各地で異常な暑さが続いています。
東京都心では、ことし最も長い6日連続の猛暑日となりました。
暑さによる命の危険のリスクは、生活に困窮する人ほど高くなります。
経済的な事情などでエアコンを使えない、「エネルギー貧困」の現場を取材しました。
エアコンも扇風機もない生活「経済的にそんなすぐ準備できない」生活保護受ける男性は熱中症に

2025年5月1日から8月17日にかけて、熱中症で救急搬送された人は東京都で6855人と、2024年の同時期を上回っている。
東京都内で訪問診療を行う「ひなた在宅クリニック山王」の田代和馬院長。
熱中症患者の往診や、その後のケアが去年と比較にならないほど増えているという。
8月21日に田代院長が往診に向かったのは、周囲が建物に囲まれた大田区のアパート。男性が一人で暮らしている。
田代院長
「暑くないですか」
都内で一人暮らしの男性(82)
「大丈夫。おかげさまで大丈夫ですよ」

田代院長
「脈がね、速めじゃないですか。脱水症の時とかね、身体の水分が少ないから、心臓が頑張って少ない水分をたくさん回そうとして、心拍数上がったりするんですよ」
田代院長が男性の自宅を初めて訪れたのは、東京都心で最高気温35.8度が記録された7月8日。男性のケアマネジャーから連絡を受けたためだった。
男性は熱中症で、意識が朦朧とし、汗をかけないほどの脱水状態だったという。

男性
「もうペンギンみたいに、ちょこちょこしか歩けなくなって。いままで大股で歩いていたのがさ」
田代院長
「遅ければ重症化していたかもしれない」
部屋の風通しは悪く、蒸し暑かった。賃貸でエアコンはなく、当時は扇風機すらなかった。

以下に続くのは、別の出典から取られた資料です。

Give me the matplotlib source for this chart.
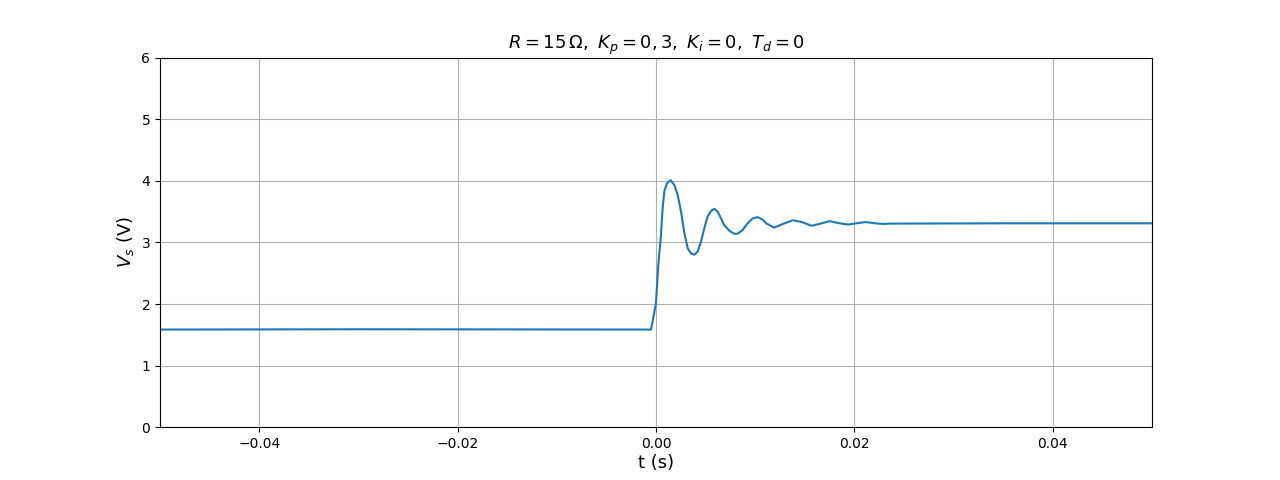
import numpy as np
import matplotlib
matplotlib.use('Agg')
import matplotlib.pyplot as plt

# step response (time in s, voltage in V)
t_before = [-0.05, -0.03, -0.0005, -0.0003, 0.0]
v_before = [1.585, 1.59, 1.585, 1.75, 2.02]

t_transient = [0.00023, 0.0005, 0.00067, 0.00084, 0.0011, 0.00148, 0.00185,
               0.00219, 0.00252, 0.00286, 0.0032, 0.00353, 0.00386, 0.0042,
               0.00453, 0.00487, 0.0052, 0.00554, 0.00588, 0.00621, 0.00655,
               0.00688, 0.00739, 0.00789, 0.00822, 0.00873, 0.00923, 0.00974,
               0.01024, 0.01075]
v_transient = [2.63, 3.12, 3.56, 3.83, 3.96, 4.01, 3.93,
               3.77, 3.50, 3.15, 2.905, 2.82, 2.80, 2.85,
               3.01, 3.23, 3.42, 3.51, 3.545, 3.50, 3.39,
               3.28, 3.19, 3.14, 3.14, 3.20, 3.31, 3.39,
               3.41, 3.37]

t_settle = [0.0111, 0.0119, 0.0128, 0.0138, 0.0147, 0.0157, 0.0167, 0.0175,
            0.0185, 0.0194, 0.0202, 0.0211, 0.0221, 0.0229, 0.0236, 0.035, 0.05]
v_settle = [3.31, 3.24, 3.30, 3.36, 3.33, 3.27, 3.31, 3.345,
            3.31, 3.29, 3.31, 3.33, 3.31, 3.30, 3.305, 3.31, 3.31]

t = np.array(t_before + t_transient + t_settle)
v = np.array(v_before + v_transient + v_settle)

fig, ax = plt.subplots(figsize=(12.8, 4.8), dpi=100)
ax.plot(t, v, color='tab:blue')

ax.set_xlim(-0.05, 0.05)
ax.set_ylim(0, 6)
ax.grid(True)
ax.set_title(r'$R = 15\,\Omega,\ K_p = 0,3,\ K_i = 0,\ T_d = 0$', fontsize=13)
ax.set_xlabel('t (s)', fontsize=13, labelpad=2)
ax.set_ylabel(r'$V_s$ (V)', fontsize=13)

plt.savefig('out.png')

いま使用している扇風機は、田代院長がその日に買って貸してあげたものだ。
村瀬健介キャスター
「暑さが堪えるなみたいなことを感じていらっしゃったんですか」
男性
「暑さはいつも堪えてはいるんですけどね」
田代院長はエアコンの購入も勧めたというが…
田代院長
「クーラーをちょっと準備したいよねと。経済的にそんなすぐ準備できない、そんなまとまったもの(お金)ないとおっしゃって、そうだよなという感じでした」

男性に頼れる親族はなく、月に10万円ほどの生活保護を受けている。
家賃は約4万5000円。食費など生活にかかる費用を除くと、手元にはほとんど残らない。
通帳の残高は1万3379円だった。